The film is inspired by the real-life Bling Ring as chronicled in a 2010 Vanity Fair article titled “The Suspects Wore Louboutins” by Nancy Jo Sales. Each character is based on a real person: Nick Prugo, Rachel Lee, Tess Taylor, Alexis Neiers and others. The real Bling Ring robbed the homes of several celebrities over the span of one year, between 2008 and 2009, and their victims included Paris Hilton, Audrina Patridge, Orlando Bloom, Megan Fox and Lindsay Lohan. In the end, the thieves had made away with assets totaling roughly $3 million, though they were ultimately caught and all received various sentences.
It’s a Prescient Satire of Internet Celebrity Culture
Emma Watson and Leslie Mann in The Bling Ring. Merrick Morton/©A24/courtesy Everett Collection
At the time, critics felt that Sofia Coppola took too morally ambiguous a route in her depiction of the Bling Ring, not doing enough to outwardly condemn the actions of the characters in her film. Years later, however, more astute and media-literate viewers keenly understand the sharp satire of the movie. It even ends on a note that couldn’t be more of a condemnation if it tried: on a talk show, 30 days after her release from jail, Nicki recounts being in the same correctional facility that housed Lohan at the same time, then faces the camera and cheerily promotes her own website.

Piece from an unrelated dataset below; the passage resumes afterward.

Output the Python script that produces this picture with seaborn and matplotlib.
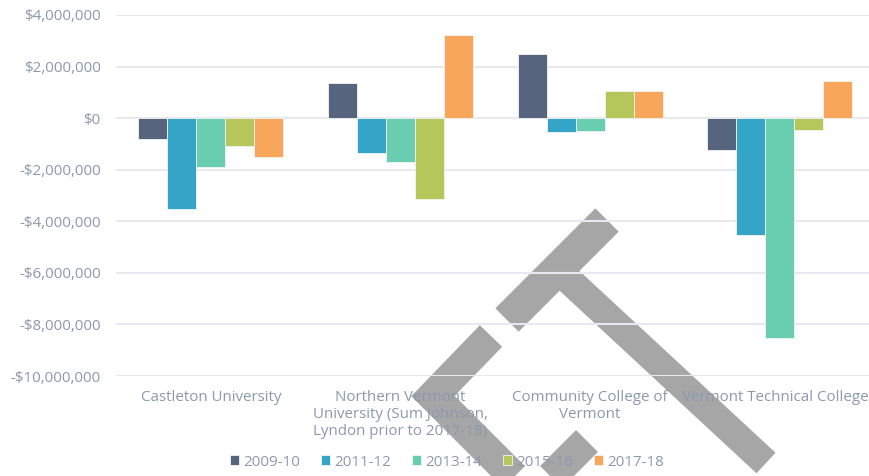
import matplotlib
matplotlib.use("Agg")
import matplotlib.pyplot as plt
import matplotlib.ticker as mticker
import matplotlib.transforms as mtrans
from matplotlib.lines import Line2D
import seaborn as sns
import pandas as pd

# ---- data ----
categories = [
    "Castleton University",
    "Northern Vermont\nUniversity (Sum Johnson,\nLyndon prior to 2017-18)",
    "Community College of\nVermont",
    "Vermont Technical College",
]
years = ["2009-10", "2011-12", "2013-14", "2015-16", "2017-18"]
v_2009_10 = [-810000, 1380000, 2490000, -1240000]
v_2011_12 = [-3530000, -1370000, -530000, -4550000]
v_2013_14 = [-1900000, -1690000, -490000, -8540000]
v_2015_16 = [-1080000, -3140000, 1050000, -470000]
v_2017_18 = [-1510000, 3240000, 1070000, 1450000]
series = [v_2009_10, v_2011_12, v_2013_14, v_2015_16, v_2017_18]
colors = ["#56657D", "#34A5C7", "#68CEAF", "#B5C75B", "#F7A65A"]
yticks = [-10000000, -8000000, -6000000, -4000000, -2000000, 0, 2000000, 4000000]

rows = []
for yr, vals in zip(years, series):
    for c, v in zip(categories, vals):
        rows.append({"College": c, "Year": yr, "Value": v})
df = pd.DataFrame(rows)

# ---- figure ----
sns.set_theme(style="white")
plt.rcParams["font.family"] = ["Open Sans", "DejaVu Sans"]
txt = "#8D98AD"
fs = 10.9

W, H = 869, 476
fig = plt.figure(figsize=(W / 100, H / 100), dpi=100)
fig.patch.set_facecolor("white")
ax = fig.add_axes([116 / W, 1 - 376 / H, 1 - 116 / W, (376 - 15) / H])
ax.patch.set_alpha(0)

sns.barplot(data=df, x="College", y="Value", hue="Year", order=categories,
            hue_order=years, palette=colors, saturation=1, width=0.765,
            dodge=True, edgecolor="#f4f4f4", linewidth=0.6, errorbar=None,
            ax=ax, legend=True, zorder=3)

ax.set_xlim(-0.5, 3.47)
ax.set_ylim(min(yticks), max(yticks))
ax.set_yticks(yticks)
ax.yaxis.set_major_formatter(mticker.FuncFormatter(
    lambda v, p: ("-$" if v < 0 else "$") + f"{abs(int(v)):,}"))
ax.grid(axis="y", color="#E8E8EF", linewidth=1.5, zorder=1)
ax.set_axisbelow(True)
for s in ax.spines.values():
    s.set_visible(False)
ax.tick_params(axis="y", length=0, pad=11, labelsize=fs, labelcolor=txt)
ax.tick_params(axis="x", length=0, pad=10, labelsize=fs, labelcolor=txt)
xlabs = ax.get_xticklabels()
for lab in xlabs:
    lab.set_linespacing(1.2)
    lab.set_va("top")
# keep the last category label inside the picture
xlabs[-1].set_transform(xlabs[-1].get_transform() +
                        mtrans.ScaledTranslation(-5 / 100, 0, fig.dpi_scale_trans))
ax.set_xlabel("")
ax.set_ylabel("")

# legend
h, l = ax.get_legend_handles_labels()
ax.legend_.remove()
leg = fig.legend(h, l, loc="center", bbox_to_anchor=(447 / W, 1 - 462 / H),
                 ncol=5, frameon=False, fontsize=fs, handlelength=0.6,
                 handleheight=0.6, handletextpad=0.3, columnspacing=1.35)
for t in leg.get_texts():
    t.set_color(txt)

# grey gavel-shaped overlay seen in the reference picture (drawn behind chart)
gray = "#A6A6A6"
def stroke(pts, w):
    fig.add_artist(Line2D([p[0] / W for p in pts], [1 - p[1] / H for p in pts],
                          color=gray, lw=w * 0.72, solid_capstyle="butt",
                          solid_joinstyle="miter", zorder=-1,
                          transform=fig.transFigure))
stroke([(507, 320), (607, 220)], 33)
stroke([(560, 272), (766, 463)], 28)
stroke([(491, 336), (433, 396), (540, 503)], 31)
stroke([(587, 441), (540, 488)], 31)
stroke([(329, 479), (360, 510)], 31)

fig.savefig("out.png", dpi=100, facecolor="white")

But even before this moment, the movie does an excellent job at depicting the increasingly flimsy barrier between fans and celebrities during a time when social media was still in its infancy. The mythos of celebrity has now been destroyed by apps like TikTok, X (formerly known as Twitter) and Instagram, with fans having an unprecedented level of access to the inner lives of famous people. Thus, Coppola does something subversive in her film — she sympathizes with the perpetrators of the crimes depicted and places subtle blame on the encroaching systems in place, which foster a perceived right to cross boundaries.
Emma Watson Gives the Best Performance of Her Career
Emma Watson in The Bling Ring. Merrick Morton/©A24/courtesy Everett Collection
Emma Watson has had some difficulty trying to establish a confident acting career separate from her childhood fame in the Harry Potter franchise, and has seen mixed results in movies like Little Women, Beauty and the Beast and Noah. However, she delivers the clear high-point of her filmography as Nicki Moore (AKA Neiers) in The Bling Ring, and critics were right to single her out as the best performance in the movie.
Watson’s performance transcends any perceptions at the time that hers was only stunt casting, playing against the goody-two-shoes type she had cultivated for years playing Hermione Granger. Indeed, Watson goes from brainy to brainless in embodying Nicki, but she thoroughly proves her range playing the party girl and celebrity wannabe, evoking dead-eyed, LA-girl narcissism as if she were born into it. Watson turns lines like “Your butt looks awesome” and “I wanna rob” into comedic, meme-worthy gold, delivering them with a canny earnestness that is both cringey and delightful.